__Exercise brief__:
Skip the pictures. Transcribe the rest of the data below without changing a word.

─── Provided data ───

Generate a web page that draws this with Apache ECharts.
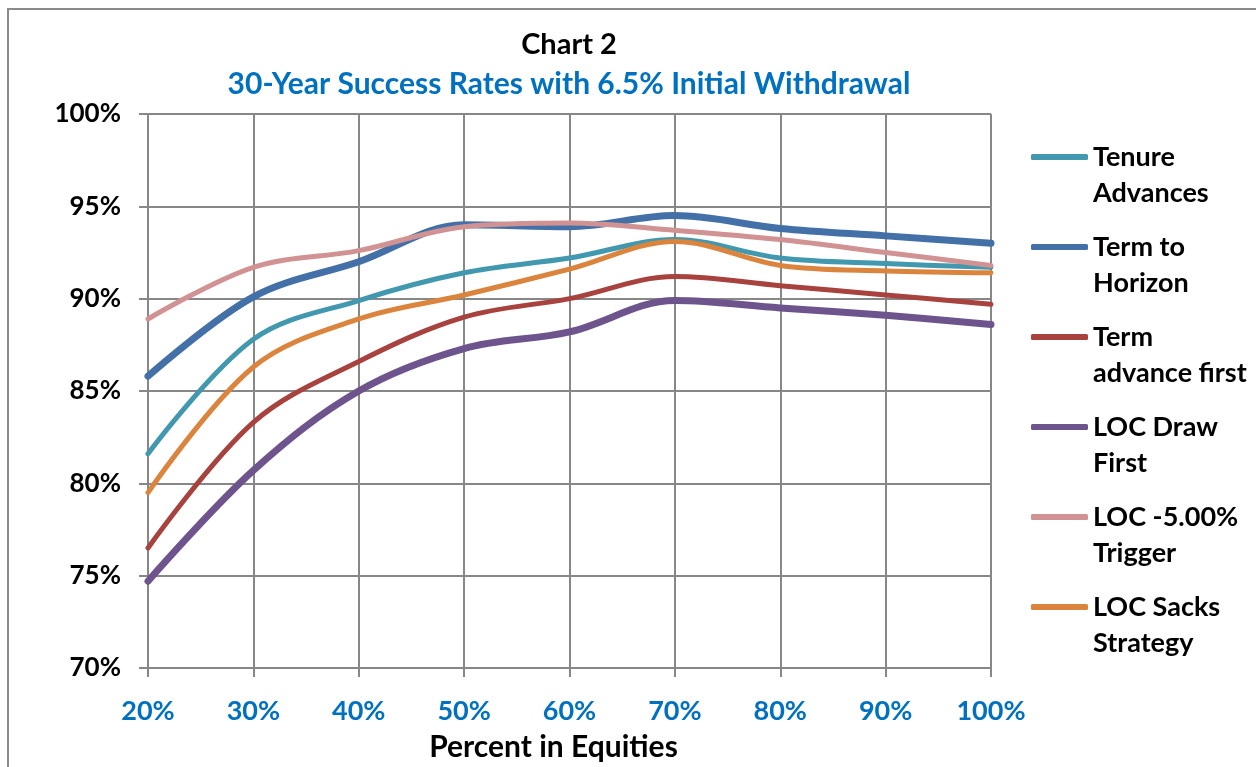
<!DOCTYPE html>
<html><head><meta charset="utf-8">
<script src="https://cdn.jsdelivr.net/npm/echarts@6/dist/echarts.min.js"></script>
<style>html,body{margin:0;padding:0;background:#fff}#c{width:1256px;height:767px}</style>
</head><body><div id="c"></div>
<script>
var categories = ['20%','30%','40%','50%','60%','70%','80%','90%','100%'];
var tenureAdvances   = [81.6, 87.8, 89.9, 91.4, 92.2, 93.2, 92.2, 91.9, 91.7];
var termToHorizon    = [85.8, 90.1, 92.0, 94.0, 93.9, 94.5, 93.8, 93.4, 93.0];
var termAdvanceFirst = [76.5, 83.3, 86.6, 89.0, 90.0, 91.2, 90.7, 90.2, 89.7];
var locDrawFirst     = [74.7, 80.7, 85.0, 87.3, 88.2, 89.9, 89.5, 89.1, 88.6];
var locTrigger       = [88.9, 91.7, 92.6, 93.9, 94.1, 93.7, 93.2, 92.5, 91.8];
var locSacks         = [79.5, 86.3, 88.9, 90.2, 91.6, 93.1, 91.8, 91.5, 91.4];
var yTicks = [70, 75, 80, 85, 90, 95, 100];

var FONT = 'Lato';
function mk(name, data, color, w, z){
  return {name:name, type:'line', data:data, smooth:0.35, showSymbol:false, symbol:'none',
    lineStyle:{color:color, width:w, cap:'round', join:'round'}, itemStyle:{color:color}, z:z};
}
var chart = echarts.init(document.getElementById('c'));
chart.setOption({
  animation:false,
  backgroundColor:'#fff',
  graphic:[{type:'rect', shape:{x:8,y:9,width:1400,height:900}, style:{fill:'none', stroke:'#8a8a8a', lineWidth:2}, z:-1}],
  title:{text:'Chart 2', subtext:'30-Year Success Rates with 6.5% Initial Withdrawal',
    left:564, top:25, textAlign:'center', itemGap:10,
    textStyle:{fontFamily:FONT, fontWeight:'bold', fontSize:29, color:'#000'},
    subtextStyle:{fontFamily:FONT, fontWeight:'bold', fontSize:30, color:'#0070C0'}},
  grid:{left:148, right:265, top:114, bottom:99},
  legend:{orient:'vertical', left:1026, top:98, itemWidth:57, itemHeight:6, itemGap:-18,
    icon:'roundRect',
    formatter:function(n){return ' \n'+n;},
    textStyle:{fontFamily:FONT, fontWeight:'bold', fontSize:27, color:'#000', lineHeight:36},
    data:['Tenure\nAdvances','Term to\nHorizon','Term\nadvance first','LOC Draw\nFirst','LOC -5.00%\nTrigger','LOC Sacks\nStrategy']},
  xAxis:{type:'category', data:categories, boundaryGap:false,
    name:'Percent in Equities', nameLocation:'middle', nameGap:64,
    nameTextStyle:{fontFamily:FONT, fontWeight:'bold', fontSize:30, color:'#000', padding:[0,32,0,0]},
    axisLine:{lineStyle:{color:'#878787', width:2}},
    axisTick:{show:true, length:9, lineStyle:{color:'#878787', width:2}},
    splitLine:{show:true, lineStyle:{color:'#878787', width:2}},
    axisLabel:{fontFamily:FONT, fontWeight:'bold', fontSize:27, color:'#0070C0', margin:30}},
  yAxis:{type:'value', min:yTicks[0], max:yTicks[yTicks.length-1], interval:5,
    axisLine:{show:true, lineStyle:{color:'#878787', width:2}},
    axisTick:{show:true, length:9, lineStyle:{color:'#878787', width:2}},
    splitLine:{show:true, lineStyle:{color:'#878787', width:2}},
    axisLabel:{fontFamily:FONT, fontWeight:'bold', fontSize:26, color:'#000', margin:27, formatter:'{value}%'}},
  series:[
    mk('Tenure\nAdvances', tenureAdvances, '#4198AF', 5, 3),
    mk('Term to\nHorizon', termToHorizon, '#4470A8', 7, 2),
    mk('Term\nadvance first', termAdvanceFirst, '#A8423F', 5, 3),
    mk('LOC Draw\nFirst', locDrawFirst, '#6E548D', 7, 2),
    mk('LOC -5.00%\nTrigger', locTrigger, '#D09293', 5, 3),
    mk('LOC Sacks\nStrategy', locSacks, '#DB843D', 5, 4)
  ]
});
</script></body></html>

───

__Reply__:
Generate a web page that draws this with Apache ECharts.
<!DOCTYPE html>
<html><head><meta charset="utf-8">
<script src="https://cdn.jsdelivr.net/npm/echarts@6/dist/echarts.min.js"></script>
<style>html,body{margin:0;padding:0;background:#fff}#c{width:1256px;height:767px}</style>
</head><body><div id="c"></div>
<script>
var categories = ['20%','30%','40%','50%','60%','70%','80%','90%','100%'];
var tenureAdvances   = [81.6, 87.8, 89.9, 91.4, 92.2, 93.2, 92.2, 91.9, 91.7];
var termToHorizon    = [85.8, 90.1, 92.0, 94.0, 93.9, 94.5, 93.8, 93.4, 93.0];
var termAdvanceFirst = [76.5, 83.3, 86.6, 89.0, 90.0, 91.2, 90.7, 90.2, 89.7];
var locDrawFirst     = [74.7, 80.7, 85.0, 87.3, 88.2, 89.9, 89.5, 89.1, 88.6];
var locTrigger       = [88.9, 91.7, 92.6, 93.9, 94.1, 93.7, 93.2, 92.5, 91.8];
var locSacks         = [79.5, 86.3, 88.9, 90.2, 91.6, 93.1, 91.8, 91.5, 91.4];
var yTicks = [70, 75, 80, 85, 90, 95, 100];

var FONT = 'Lato';
function mk(name, data, color, w, z){
  return {name:name, type:'line', data:data, smooth:0.35, showSymbol:false, symbol:'none',
    lineStyle:{color:color, width:w, cap:'round', join:'round'}, itemStyle:{color:color}, z:z};
}
var chart = echarts.init(document.getElementById('c'));
chart.setOption({
  animation:false,
  backgroundColor:'#fff',
  graphic:[{type:'rect', shape:{x:8,y:9,width:1400,height:900}, style:{fill:'none', stroke:'#8a8a8a', lineWidth:2}, z:-1}],
  title:{text:'Chart 2', subtext:'30-Year Success Rates with 6.5% Initial Withdrawal',
    left:564, top:25, textAlign:'center', itemGap:10,
    textStyle:{fontFamily:FONT, fontWeight:'bold', fontSize:29, color:'#000'},
    subtextStyle:{fontFamily:FONT, fontWeight:'bold', fontSize:30, color:'#0070C0'}},
  grid:{left:148, right:265, top:114, bottom:99},
  legend:{orient:'vertical', left:1026, top:98, itemWidth:57, itemHeight:6, itemGap:-18,
    icon:'roundRect',
    formatter:function(n){return ' \n'+n;},
    textStyle:{fontFamily:FONT, fontWeight:'bold', fontSize:27, color:'#000', lineHeight:36},
    data:['Tenure\nAdvances','Term to\nHorizon','Term\nadvance first','LOC Draw\nFirst','LOC -5.00%\nTrigger','LOC Sacks\nStrategy']},
  xAxis:{type:'category', data:categories, boundaryGap:false,
    name:'Percent in Equities', nameLocation:'middle', nameGap:64,
    nameTextStyle:{fontFamily:FONT, fontWeight:'bold', fontSize:30, color:'#000', padding:[0,32,0,0]},
    axisLine:{lineStyle:{color:'#878787', width:2}},
    axisTick:{show:true, length:9, lineStyle:{color:'#878787', width:2}},
    splitLine:{show:true, lineStyle:{color:'#878787', width:2}},
    axisLabel:{fontFamily:FONT, fontWeight:'bold', fontSize:27, color:'#0070C0', margin:30}},
  yAxis:{type:'value', min:yTicks[0], max:yTicks[yTicks.length-1], interval:5,
    axisLine:{show:true, lineStyle:{color:'#878787', width:2}},
    axisTick:{show:true, length:9, lineStyle:{color:'#878787', width:2}},
    splitLine:{show:true, lineStyle:{color:'#878787', width:2}},
    axisLabel:{fontFamily:FONT, fontWeight:'bold', fontSize:26, color:'#000', margin:27, formatter:'{value}%'}},
  series:[
    mk('Tenure\nAdvances', tenureAdvances, '#4198AF', 5, 3),
    mk('Term to\nHorizon', termToHorizon, '#4470A8', 7, 2),
    mk('Term\nadvance first', termAdvanceFirst, '#A8423F', 5, 3),
    mk('LOC Draw\nFirst', locDrawFirst, '#6E548D', 7, 2),
    mk('LOC -5.00%\nTrigger', locTrigger, '#D09293', 5, 3),
    mk('LOC Sacks\nStrategy', locSacks, '#DB843D', 5, 4)
  ]
});
</script></body></html>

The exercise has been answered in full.